WHAT THIS TASK INVOLVES — Exclude the pictures, then copy word for word the lines running from the beginning of the records through the line with "var yTicks = [0, 2000, 4000, 6000, 8000, 10000, 12000, 14000];".

INFORMATION GIVEN —
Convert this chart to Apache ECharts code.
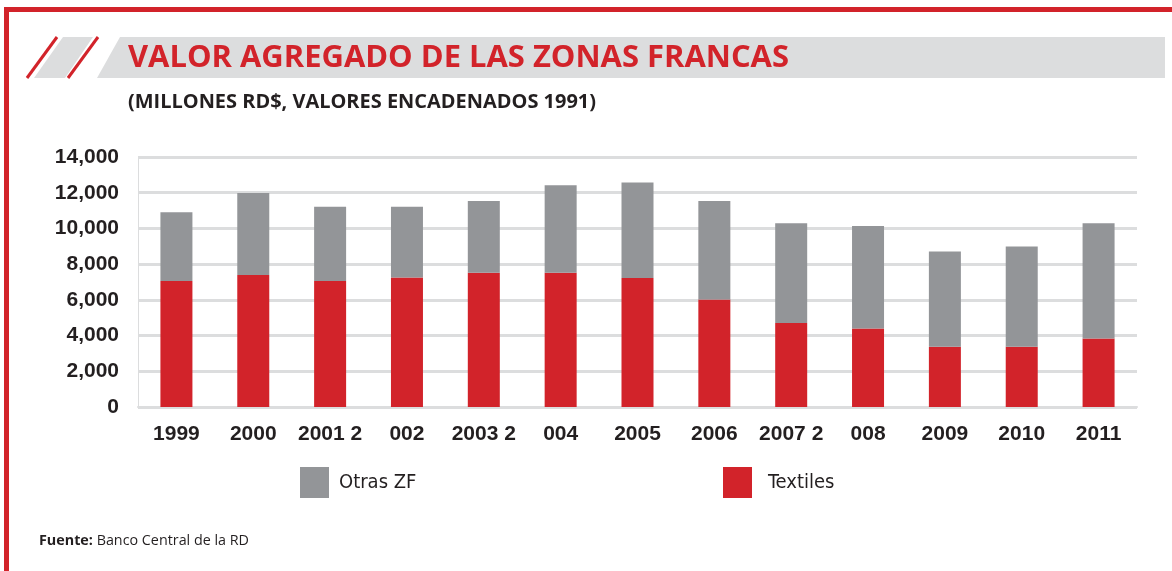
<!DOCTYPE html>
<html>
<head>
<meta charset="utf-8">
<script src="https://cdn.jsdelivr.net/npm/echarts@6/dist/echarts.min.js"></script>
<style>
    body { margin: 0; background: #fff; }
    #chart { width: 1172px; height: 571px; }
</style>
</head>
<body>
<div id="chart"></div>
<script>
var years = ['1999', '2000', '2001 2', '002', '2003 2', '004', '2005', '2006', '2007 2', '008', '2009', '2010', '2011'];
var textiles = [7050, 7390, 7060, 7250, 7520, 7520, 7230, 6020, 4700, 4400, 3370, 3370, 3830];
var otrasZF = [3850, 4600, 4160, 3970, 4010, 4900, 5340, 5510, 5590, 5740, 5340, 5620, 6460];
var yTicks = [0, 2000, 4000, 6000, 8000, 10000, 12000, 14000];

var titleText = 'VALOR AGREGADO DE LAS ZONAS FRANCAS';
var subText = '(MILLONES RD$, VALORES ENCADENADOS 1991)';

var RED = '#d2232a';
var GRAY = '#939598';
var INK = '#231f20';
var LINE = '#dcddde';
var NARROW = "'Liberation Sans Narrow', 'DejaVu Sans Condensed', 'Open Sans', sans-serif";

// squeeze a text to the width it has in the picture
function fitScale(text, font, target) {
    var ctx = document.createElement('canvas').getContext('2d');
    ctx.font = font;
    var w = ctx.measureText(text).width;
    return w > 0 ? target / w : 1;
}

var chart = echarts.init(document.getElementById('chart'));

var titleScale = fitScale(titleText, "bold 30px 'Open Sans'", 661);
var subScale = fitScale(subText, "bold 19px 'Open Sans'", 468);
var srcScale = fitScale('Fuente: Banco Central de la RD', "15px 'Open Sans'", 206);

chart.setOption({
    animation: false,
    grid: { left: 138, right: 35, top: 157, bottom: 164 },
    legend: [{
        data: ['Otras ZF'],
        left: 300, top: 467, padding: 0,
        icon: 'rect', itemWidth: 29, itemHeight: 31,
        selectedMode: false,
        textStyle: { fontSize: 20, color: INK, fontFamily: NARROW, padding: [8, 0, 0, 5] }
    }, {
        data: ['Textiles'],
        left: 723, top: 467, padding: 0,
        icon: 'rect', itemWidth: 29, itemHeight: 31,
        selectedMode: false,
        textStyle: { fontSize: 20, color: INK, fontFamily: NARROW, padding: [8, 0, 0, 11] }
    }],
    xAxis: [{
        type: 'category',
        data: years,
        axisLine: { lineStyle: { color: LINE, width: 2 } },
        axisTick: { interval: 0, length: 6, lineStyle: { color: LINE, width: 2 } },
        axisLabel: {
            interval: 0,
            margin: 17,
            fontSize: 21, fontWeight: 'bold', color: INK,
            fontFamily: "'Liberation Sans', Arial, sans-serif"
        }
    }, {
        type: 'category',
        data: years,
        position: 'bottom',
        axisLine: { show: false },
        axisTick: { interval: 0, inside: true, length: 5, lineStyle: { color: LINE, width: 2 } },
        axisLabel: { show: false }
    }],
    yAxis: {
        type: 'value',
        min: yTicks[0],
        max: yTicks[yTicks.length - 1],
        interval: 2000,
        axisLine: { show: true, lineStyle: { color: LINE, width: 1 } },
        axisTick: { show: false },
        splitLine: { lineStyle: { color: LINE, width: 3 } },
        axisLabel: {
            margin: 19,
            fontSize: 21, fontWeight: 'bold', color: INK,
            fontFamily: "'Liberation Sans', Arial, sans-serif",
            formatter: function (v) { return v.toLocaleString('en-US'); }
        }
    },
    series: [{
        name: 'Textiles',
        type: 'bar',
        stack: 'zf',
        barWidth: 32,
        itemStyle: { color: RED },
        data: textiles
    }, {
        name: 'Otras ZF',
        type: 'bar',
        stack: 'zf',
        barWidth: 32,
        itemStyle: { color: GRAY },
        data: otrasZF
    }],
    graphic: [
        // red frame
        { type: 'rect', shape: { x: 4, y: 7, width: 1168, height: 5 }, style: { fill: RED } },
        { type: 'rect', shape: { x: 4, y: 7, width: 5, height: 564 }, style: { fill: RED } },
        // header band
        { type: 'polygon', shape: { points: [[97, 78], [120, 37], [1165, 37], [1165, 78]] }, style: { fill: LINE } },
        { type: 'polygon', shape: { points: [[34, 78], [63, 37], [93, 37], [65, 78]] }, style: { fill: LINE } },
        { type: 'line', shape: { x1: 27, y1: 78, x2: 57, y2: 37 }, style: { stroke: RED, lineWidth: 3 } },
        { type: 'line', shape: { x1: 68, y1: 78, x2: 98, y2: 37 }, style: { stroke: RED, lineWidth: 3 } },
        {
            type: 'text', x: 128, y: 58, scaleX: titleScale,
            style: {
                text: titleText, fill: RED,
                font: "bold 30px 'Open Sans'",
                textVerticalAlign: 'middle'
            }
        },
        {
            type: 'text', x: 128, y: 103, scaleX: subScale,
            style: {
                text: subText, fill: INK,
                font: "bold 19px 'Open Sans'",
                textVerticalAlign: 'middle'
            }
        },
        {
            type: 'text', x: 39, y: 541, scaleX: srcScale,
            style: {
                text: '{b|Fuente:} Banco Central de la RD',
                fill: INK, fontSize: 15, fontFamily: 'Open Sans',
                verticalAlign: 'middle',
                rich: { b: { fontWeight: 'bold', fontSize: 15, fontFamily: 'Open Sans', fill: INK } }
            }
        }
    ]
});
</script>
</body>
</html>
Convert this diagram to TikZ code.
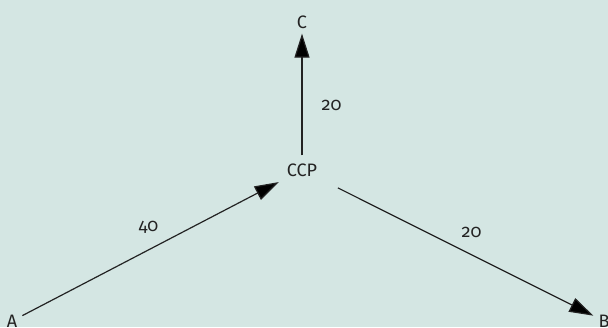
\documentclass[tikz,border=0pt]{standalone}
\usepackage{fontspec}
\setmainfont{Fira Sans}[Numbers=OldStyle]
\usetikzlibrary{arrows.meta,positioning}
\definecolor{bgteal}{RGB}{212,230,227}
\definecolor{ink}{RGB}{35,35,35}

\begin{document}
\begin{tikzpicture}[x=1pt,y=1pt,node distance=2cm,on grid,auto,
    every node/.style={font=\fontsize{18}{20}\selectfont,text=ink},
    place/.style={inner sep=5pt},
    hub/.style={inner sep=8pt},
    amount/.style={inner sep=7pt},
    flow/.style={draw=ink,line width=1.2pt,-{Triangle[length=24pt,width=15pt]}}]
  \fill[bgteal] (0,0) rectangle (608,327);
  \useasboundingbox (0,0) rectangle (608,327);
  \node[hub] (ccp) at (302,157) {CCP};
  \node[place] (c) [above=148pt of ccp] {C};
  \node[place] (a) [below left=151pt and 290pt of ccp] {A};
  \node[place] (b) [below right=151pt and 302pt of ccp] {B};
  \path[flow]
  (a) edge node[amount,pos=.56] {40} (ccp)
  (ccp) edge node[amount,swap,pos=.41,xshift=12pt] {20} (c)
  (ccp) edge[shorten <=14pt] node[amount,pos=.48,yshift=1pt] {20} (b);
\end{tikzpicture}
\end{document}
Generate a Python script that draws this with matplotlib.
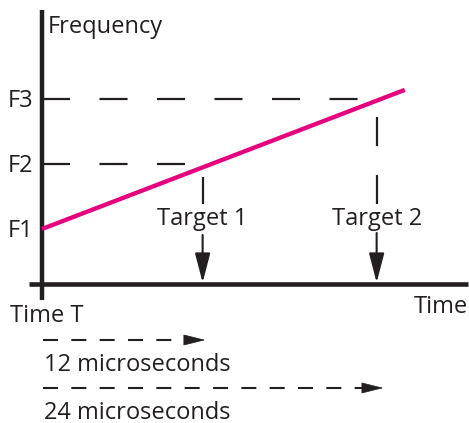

WRITTEN RESPONSE —
Convert this chart to Apache ECharts code.
<!DOCTYPE html>
<html>
<head>
<meta charset="utf-8">
<script src="https://cdn.jsdelivr.net/npm/echarts@6/dist/echarts.min.js"></script>
<style>
    body { margin: 0; background: #fff; }
    #chart { width: 1172px; height: 571px; }
</style>
</head>
<body>
<div id="chart"></div>
<script>
var years = ['1999', '2000', '2001 2', '002', '2003 2', '004', '2005', '2006', '2007 2', '008', '2009', '2010', '2011'];
var textiles = [7050, 7390, 7060, 7250, 7520, 7520, 7230, 6020, 4700, 4400, 3370, 3370, 3830];
var otrasZF = [3850, 4600, 4160, 3970, 4010, 4900, 5340, 5510, 5590, 5740, 5340, 5620, 6460];
var yTicks = [0, 2000, 4000, 6000, 8000, 10000, 12000, 14000];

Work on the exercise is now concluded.